Task to complete →
Exactly the lines from the one with "Convert this chart to Plotly code." to the one with "y_ticks = [0, 5, 10, 15, 20, 25, 30, 35]", both included, are to be printed again; leave out the rest.

Excerpted records →
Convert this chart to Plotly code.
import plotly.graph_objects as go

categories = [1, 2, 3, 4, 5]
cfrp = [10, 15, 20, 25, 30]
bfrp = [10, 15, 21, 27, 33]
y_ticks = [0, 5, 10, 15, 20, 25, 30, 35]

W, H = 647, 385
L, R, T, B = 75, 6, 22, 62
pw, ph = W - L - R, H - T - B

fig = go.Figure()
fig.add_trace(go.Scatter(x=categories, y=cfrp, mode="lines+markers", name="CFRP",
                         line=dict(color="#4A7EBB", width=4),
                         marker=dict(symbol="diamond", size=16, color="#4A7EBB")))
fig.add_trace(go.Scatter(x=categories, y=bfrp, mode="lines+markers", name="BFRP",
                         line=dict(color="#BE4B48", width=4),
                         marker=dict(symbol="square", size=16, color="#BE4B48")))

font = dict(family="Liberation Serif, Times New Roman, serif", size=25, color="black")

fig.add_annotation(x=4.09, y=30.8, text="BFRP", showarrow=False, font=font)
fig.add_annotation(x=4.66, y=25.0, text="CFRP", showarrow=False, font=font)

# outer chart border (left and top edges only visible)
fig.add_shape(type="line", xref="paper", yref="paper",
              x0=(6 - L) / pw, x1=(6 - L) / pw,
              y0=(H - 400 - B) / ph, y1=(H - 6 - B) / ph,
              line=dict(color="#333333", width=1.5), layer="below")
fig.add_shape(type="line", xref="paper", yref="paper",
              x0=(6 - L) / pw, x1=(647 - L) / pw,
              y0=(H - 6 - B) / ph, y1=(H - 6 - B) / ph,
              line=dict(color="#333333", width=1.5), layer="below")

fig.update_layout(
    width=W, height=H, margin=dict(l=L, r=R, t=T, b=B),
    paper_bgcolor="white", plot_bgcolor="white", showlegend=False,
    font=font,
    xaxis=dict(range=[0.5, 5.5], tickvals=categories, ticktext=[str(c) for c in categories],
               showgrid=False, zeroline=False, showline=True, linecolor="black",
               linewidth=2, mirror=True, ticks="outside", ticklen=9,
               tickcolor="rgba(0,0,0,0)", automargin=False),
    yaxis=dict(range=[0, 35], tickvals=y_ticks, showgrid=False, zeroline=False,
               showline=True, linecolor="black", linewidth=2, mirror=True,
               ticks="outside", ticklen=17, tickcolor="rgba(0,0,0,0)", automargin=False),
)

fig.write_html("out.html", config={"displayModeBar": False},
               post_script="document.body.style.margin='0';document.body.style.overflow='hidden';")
---
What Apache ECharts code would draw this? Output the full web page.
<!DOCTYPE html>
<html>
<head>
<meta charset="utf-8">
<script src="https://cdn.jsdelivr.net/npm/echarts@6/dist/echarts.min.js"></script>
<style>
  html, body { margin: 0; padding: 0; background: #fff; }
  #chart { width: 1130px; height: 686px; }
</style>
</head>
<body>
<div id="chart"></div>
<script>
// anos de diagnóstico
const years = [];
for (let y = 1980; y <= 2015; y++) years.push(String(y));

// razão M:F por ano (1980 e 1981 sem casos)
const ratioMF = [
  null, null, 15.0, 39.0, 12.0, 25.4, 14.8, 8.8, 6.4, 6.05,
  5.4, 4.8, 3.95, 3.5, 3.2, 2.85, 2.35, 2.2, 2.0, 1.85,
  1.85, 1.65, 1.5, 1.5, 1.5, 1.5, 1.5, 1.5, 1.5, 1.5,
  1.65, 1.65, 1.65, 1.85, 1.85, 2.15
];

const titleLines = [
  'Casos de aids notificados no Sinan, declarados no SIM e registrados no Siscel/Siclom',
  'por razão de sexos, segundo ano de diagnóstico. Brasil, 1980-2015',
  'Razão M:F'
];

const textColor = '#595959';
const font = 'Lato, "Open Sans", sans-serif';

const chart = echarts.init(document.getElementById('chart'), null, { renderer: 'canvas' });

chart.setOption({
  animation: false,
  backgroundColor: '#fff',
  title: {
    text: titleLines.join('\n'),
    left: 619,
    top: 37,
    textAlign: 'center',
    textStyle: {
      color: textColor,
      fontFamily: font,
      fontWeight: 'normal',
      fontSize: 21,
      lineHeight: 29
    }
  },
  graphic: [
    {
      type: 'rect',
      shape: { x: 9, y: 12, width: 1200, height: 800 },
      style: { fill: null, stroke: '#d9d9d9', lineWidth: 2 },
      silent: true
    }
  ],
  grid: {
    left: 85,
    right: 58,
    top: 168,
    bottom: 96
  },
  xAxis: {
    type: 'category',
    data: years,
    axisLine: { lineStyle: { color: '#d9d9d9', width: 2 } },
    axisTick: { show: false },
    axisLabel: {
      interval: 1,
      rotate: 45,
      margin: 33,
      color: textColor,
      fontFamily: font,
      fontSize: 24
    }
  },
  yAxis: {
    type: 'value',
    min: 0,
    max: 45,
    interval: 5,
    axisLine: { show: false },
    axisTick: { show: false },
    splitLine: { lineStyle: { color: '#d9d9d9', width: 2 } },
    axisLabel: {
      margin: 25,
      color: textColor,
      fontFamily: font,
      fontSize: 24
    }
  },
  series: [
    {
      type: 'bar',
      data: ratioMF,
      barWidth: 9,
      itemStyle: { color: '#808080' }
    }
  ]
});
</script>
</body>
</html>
---
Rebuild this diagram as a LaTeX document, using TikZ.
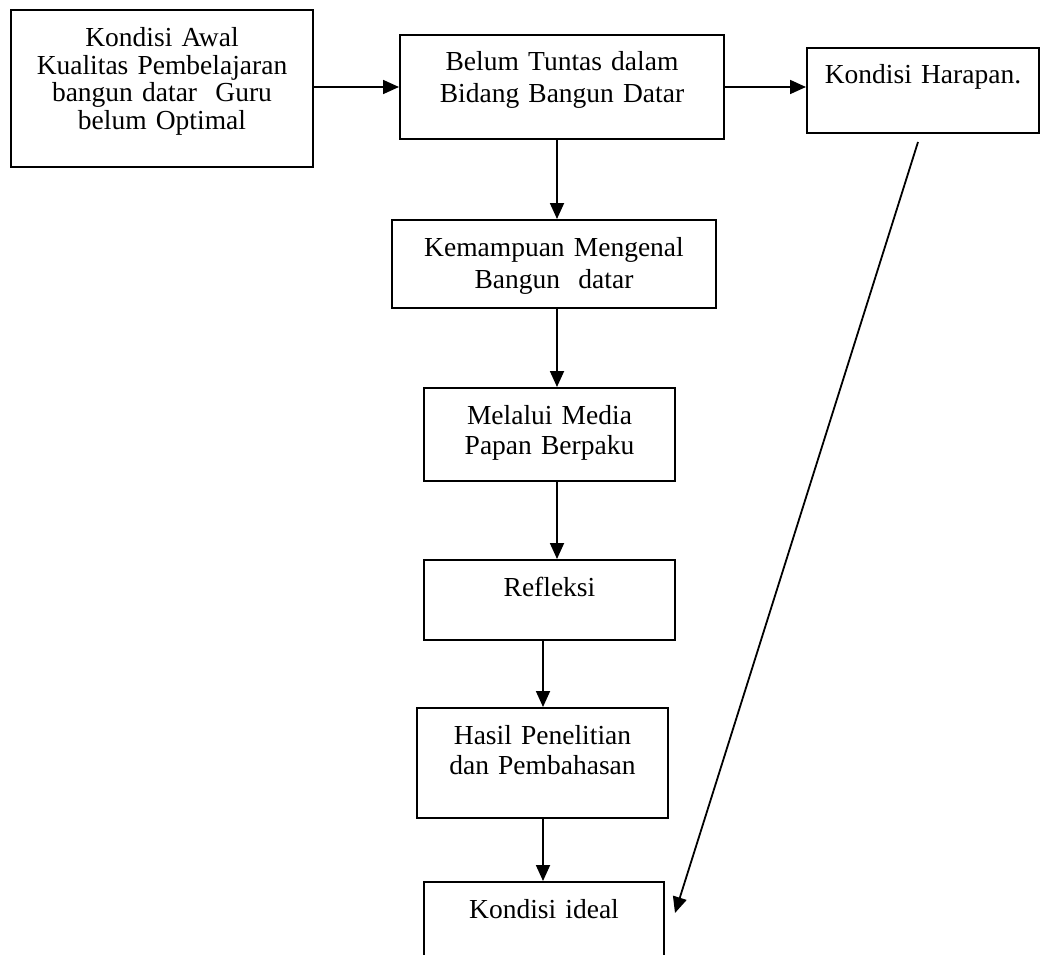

Completed task →
Convert this chart to Plotly code.
import plotly.graph_objects as go

categories = [1, 2, 3, 4, 5]
cfrp = [10, 15, 20, 25, 30]
bfrp = [10, 15, 21, 27, 33]
y_ticks = [0, 5, 10, 15, 20, 25, 30, 35]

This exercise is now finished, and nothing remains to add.